S. Demirtaş, sorunun muhataplarıyla konuşulmaya başlanmasının kazanım olduğunu belirterek bu durumun kabullenilmesi gerektiğini çünkü bunun alternatifinin savaş olduğunu söyledi. A. Öcalan’ın Newroz mesajının bir mutabakat metni olduğunu vurguladı. Sürecin bunların üzerine ekleneceklerle inşa edileceğini ama bu konuda belirsizlik olduğunu da ekledi. Görüşmeleri uluslararası kriterler ışığında bir mekanizmaya dönüştürmek zorunda olduğumuzu belirterek müzakerenin başlamasını ve mutabakata saygı duyulmasını beklediklerini söyledi. A. Öcalan’ın dış dünya ile temasının sağlanmasının önemine de değinerek boş havuzda A. Öcalan’ın yüzemeyeceğinin altını çizdi. Masada 3. bir gözün bulunmasının ve sürecin yasal güvenceye kavuşturulmasının gerekliliğini de özellikle belirtti. Önerilen modelin Demokratik Özerklik olduğunu ve 1924 model anlayışla sorun çözülemeyeceğini de vurguladı.
C. Bayık’ın haber bültenlerine düşen son açıklamasıyla birlikte ele alındığında bu vurguların çok önemli hatta yaşamsal olduğu söylenebilir: A. Öcalan’ın koşullarının düzeltilmesi, yasal güvence ve 3. tarafın gerekliliği. Kuşkusuz görüşmelerin müzakereye evrilmesi için A. Öcalan’ın müzakereci olarak yasayla güvence altına alınmış bir masada gözlemci bir tarafın varlığında yer almasını istemek yerindedir. O halde Hükümet/devlet bu konuda gerekli kolaylaştırıcı ve yasal güvenceye kavuşturucu adımları bir an önce atmalıdır.

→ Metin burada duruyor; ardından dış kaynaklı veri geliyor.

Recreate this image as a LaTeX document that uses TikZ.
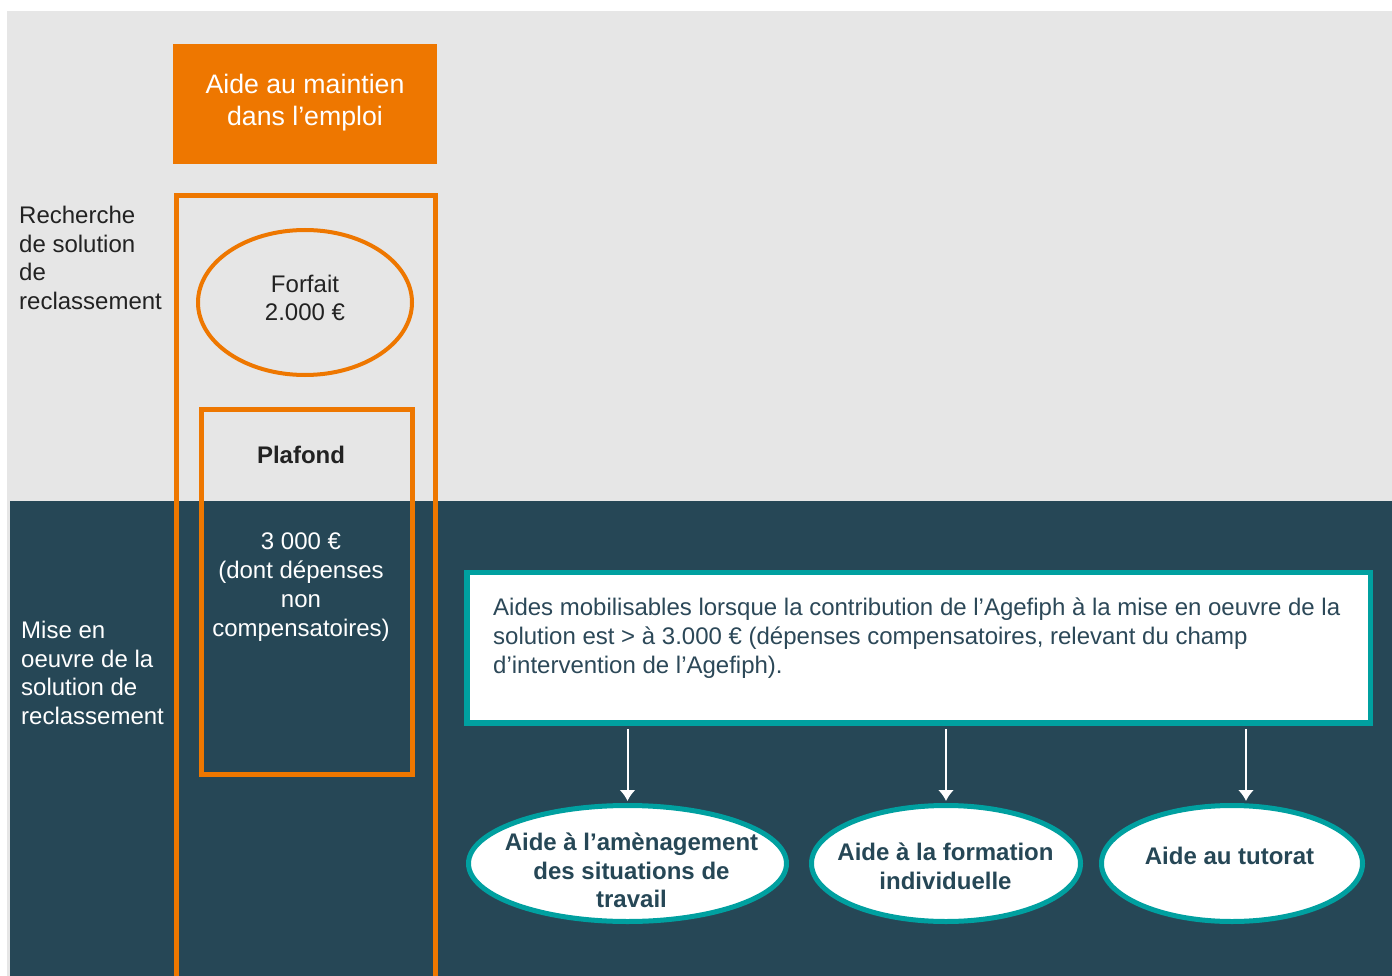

Dr. H. Yayman, egemen siyaset tarzlarından başlayarak sorunu demokratik yoldan çözme aşamasına gelindiğini ve İmralı sürecinin liderlik testi, BDP için sadakat ve Hükümet için ise samimiyet ve güven testi olduğunu belirtti. Bu testlerden başarıyla geçildiğini vurgulayarak politik irade ve kararlığın gerekli olduğunu ekleyerek Rojava konusunun da önemli olduğunu vurguladı.
Bence, bu üç sacayağı belirtildiği gibi sağlıklı değildir. Çünkü Hükümet/devlet mutabık kalınan esaslı konularda somut adım atmış değildir. Madem bir mutabakata varılmıştır, o halde bunun derhal hayata geçirilmesinde sonsuz yarar vardır. Aksi takdirde C. Bayık ve S. Demirtaş’tan açıklama ve uyarılar gelmezdi.
Yer darlığı sebebiyle bu önemli konuyu önümüzdeki yazıda işlemeyi sürdüreceğim. Hızla değişen gündemde gereken yere oturmadığını düşündüğüm bu önemli toplantının sonuçları hepimiz açısından ve sürecin geleceği açısından epey anlamlıdır diye düşünüyorum.